Pictures do not belong in the copy. Return all of the entries exactly.

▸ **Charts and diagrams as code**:
>> begin
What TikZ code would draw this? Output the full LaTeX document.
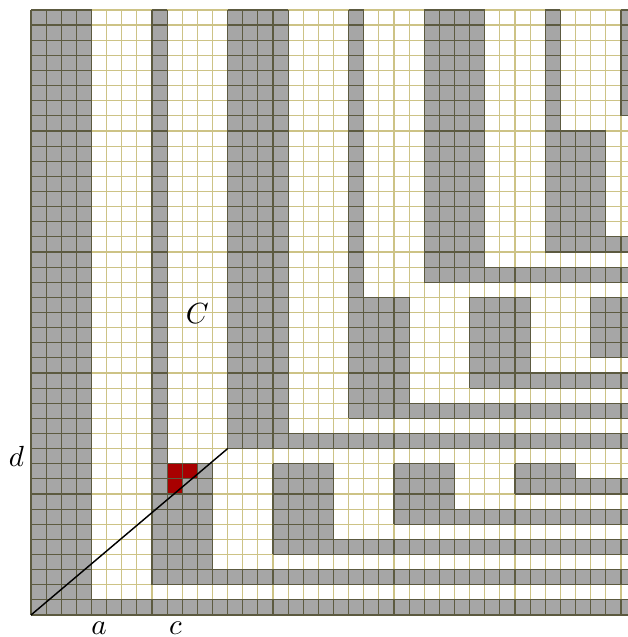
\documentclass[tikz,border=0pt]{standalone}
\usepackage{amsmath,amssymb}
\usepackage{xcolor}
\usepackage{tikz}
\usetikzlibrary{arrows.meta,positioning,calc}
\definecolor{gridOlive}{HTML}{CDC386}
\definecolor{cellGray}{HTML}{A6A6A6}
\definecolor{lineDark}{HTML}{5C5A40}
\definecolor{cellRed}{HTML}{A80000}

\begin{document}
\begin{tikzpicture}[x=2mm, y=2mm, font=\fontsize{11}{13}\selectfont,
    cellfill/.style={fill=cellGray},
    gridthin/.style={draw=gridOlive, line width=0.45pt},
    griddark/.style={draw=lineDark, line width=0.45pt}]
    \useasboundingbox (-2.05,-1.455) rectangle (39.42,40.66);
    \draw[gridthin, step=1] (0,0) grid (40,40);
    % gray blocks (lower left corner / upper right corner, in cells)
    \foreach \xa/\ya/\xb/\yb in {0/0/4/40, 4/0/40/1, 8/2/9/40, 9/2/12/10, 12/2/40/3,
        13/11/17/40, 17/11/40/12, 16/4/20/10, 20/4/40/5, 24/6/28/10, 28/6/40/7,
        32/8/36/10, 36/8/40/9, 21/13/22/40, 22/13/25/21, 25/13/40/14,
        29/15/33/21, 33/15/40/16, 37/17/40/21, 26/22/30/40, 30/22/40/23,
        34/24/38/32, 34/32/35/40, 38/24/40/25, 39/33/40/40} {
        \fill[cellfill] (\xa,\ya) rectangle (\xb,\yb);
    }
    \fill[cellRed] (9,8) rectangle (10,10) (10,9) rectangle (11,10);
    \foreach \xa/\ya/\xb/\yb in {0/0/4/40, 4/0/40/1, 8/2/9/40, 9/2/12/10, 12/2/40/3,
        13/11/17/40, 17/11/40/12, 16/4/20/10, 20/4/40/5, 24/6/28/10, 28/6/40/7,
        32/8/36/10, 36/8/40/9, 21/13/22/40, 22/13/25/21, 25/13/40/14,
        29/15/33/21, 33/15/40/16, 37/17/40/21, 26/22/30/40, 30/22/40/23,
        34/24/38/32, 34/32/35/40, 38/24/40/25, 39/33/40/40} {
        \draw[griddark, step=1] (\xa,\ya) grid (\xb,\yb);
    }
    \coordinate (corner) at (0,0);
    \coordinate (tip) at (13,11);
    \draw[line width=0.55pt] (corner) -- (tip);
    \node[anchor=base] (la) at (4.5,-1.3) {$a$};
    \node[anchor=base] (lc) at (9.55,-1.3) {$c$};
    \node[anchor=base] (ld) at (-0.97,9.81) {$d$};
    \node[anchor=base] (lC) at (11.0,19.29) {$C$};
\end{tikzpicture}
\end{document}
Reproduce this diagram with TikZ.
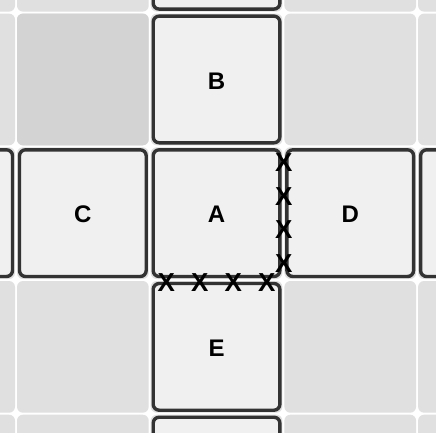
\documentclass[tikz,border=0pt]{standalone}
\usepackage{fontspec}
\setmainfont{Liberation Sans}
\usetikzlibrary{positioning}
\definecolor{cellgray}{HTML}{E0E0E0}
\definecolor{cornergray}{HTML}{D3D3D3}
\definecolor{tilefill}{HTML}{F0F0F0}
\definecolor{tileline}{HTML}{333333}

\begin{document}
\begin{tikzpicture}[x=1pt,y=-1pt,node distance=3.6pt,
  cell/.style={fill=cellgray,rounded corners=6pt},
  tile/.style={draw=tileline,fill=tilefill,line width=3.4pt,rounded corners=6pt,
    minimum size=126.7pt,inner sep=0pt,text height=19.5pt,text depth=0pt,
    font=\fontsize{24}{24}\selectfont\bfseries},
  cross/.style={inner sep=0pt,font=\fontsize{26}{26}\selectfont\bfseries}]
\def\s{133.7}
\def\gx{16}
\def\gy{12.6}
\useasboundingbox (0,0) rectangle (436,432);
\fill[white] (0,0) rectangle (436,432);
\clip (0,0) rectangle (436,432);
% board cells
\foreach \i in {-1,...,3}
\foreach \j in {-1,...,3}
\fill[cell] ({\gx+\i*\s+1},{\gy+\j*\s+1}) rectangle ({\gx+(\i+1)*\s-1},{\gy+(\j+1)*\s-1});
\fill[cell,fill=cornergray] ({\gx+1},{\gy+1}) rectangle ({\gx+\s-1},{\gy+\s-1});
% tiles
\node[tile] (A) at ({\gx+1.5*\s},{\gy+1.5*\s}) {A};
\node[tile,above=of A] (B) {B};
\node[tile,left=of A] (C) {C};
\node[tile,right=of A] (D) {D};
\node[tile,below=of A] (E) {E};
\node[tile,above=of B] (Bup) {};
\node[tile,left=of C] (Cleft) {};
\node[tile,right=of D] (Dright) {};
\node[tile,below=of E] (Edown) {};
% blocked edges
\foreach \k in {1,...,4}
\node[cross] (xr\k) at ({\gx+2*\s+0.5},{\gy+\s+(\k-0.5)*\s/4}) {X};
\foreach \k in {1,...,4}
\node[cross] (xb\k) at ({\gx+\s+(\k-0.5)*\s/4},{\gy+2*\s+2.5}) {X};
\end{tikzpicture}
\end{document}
>> end
▸ **COMPLETE RESPONSE**:
What TikZ code would draw this? Output the full LaTeX document.
\documentclass[tikz,border=0pt]{standalone}
\usepackage{amsmath,amssymb}
\usepackage{xcolor}
\usepackage{tikz}
\usetikzlibrary{arrows.meta,positioning,calc}
\definecolor{gridOlive}{HTML}{CDC386}
\definecolor{cellGray}{HTML}{A6A6A6}
\definecolor{lineDark}{HTML}{5C5A40}
\definecolor{cellRed}{HTML}{A80000}

\begin{document}
\begin{tikzpicture}[x=2mm, y=2mm, font=\fontsize{11}{13}\selectfont,
    cellfill/.style={fill=cellGray},
    gridthin/.style={draw=gridOlive, line width=0.45pt},
    griddark/.style={draw=lineDark, line width=0.45pt}]
    \useasboundingbox (-2.05,-1.455) rectangle (39.42,40.66);
    \draw[gridthin, step=1] (0,0) grid (40,40);
    % gray blocks (lower left corner / upper right corner, in cells)
    \foreach \xa/\ya/\xb/\yb in {0/0/4/40, 4/0/40/1, 8/2/9/40, 9/2/12/10, 12/2/40/3,
        13/11/17/40, 17/11/40/12, 16/4/20/10, 20/4/40/5, 24/6/28/10, 28/6/40/7,
        32/8/36/10, 36/8/40/9, 21/13/22/40, 22/13/25/21, 25/13/40/14,
        29/15/33/21, 33/15/40/16, 37/17/40/21, 26/22/30/40, 30/22/40/23,
        34/24/38/32, 34/32/35/40, 38/24/40/25, 39/33/40/40} {
        \fill[cellfill] (\xa,\ya) rectangle (\xb,\yb);
    }
    \fill[cellRed] (9,8) rectangle (10,10) (10,9) rectangle (11,10);
    \foreach \xa/\ya/\xb/\yb in {0/0/4/40, 4/0/40/1, 8/2/9/40, 9/2/12/10, 12/2/40/3,
        13/11/17/40, 17/11/40/12, 16/4/20/10, 20/4/40/5, 24/6/28/10, 28/6/40/7,
        32/8/36/10, 36/8/40/9, 21/13/22/40, 22/13/25/21, 25/13/40/14,
        29/15/33/21, 33/15/40/16, 37/17/40/21, 26/22/30/40, 30/22/40/23,
        34/24/38/32, 34/32/35/40, 38/24/40/25, 39/33/40/40} {
        \draw[griddark, step=1] (\xa,\ya) grid (\xb,\yb);
    }
    \coordinate (corner) at (0,0);
    \coordinate (tip) at (13,11);
    \draw[line width=0.55pt] (corner) -- (tip);
    \node[anchor=base] (la) at (4.5,-1.3) {$a$};
    \node[anchor=base] (lc) at (9.55,-1.3) {$c$};
    \node[anchor=base] (ld) at (-0.97,9.81) {$d$};
    \node[anchor=base] (lC) at (11.0,19.29) {$C$};
\end{tikzpicture}
\end{document}
Reproduce this diagram with TikZ.
\documentclass[tikz,border=0pt]{standalone}
\usepackage{fontspec}
\setmainfont{Liberation Sans}
\usetikzlibrary{positioning}
\definecolor{cellgray}{HTML}{E0E0E0}
\definecolor{cornergray}{HTML}{D3D3D3}
\definecolor{tilefill}{HTML}{F0F0F0}
\definecolor{tileline}{HTML}{333333}

\begin{document}
\begin{tikzpicture}[x=1pt,y=-1pt,node distance=3.6pt,
  cell/.style={fill=cellgray,rounded corners=6pt},
  tile/.style={draw=tileline,fill=tilefill,line width=3.4pt,rounded corners=6pt,
    minimum size=126.7pt,inner sep=0pt,text height=19.5pt,text depth=0pt,
    font=\fontsize{24}{24}\selectfont\bfseries},
  cross/.style={inner sep=0pt,font=\fontsize{26}{26}\selectfont\bfseries}]
\def\s{133.7}
\def\gx{16}
\def\gy{12.6}
\useasboundingbox (0,0) rectangle (436,432);
\fill[white] (0,0) rectangle (436,432);
\clip (0,0) rectangle (436,432);
% board cells
\foreach \i in {-1,...,3}
\foreach \j in {-1,...,3}
\fill[cell] ({\gx+\i*\s+1},{\gy+\j*\s+1}) rectangle ({\gx+(\i+1)*\s-1},{\gy+(\j+1)*\s-1});
\fill[cell,fill=cornergray] ({\gx+1},{\gy+1}) rectangle ({\gx+\s-1},{\gy+\s-1});
% tiles
\node[tile] (A) at ({\gx+1.5*\s},{\gy+1.5*\s}) {A};
\node[tile,above=of A] (B) {B};
\node[tile,left=of A] (C) {C};
\node[tile,right=of A] (D) {D};
\node[tile,below=of A] (E) {E};
\node[tile,above=of B] (Bup) {};
\node[tile,left=of C] (Cleft) {};
\node[tile,right=of D] (Dright) {};
\node[tile,below=of E] (Edown) {};
% blocked edges
\foreach \k in {1,...,4}
\node[cross] (xr\k) at ({\gx+2*\s+0.5},{\gy+\s+(\k-0.5)*\s/4}) {X};
\foreach \k in {1,...,4}
\node[cross] (xb\k) at ({\gx+\s+(\k-0.5)*\s/4},{\gy+2*\s+2.5}) {X};
\end{tikzpicture}
\end{document}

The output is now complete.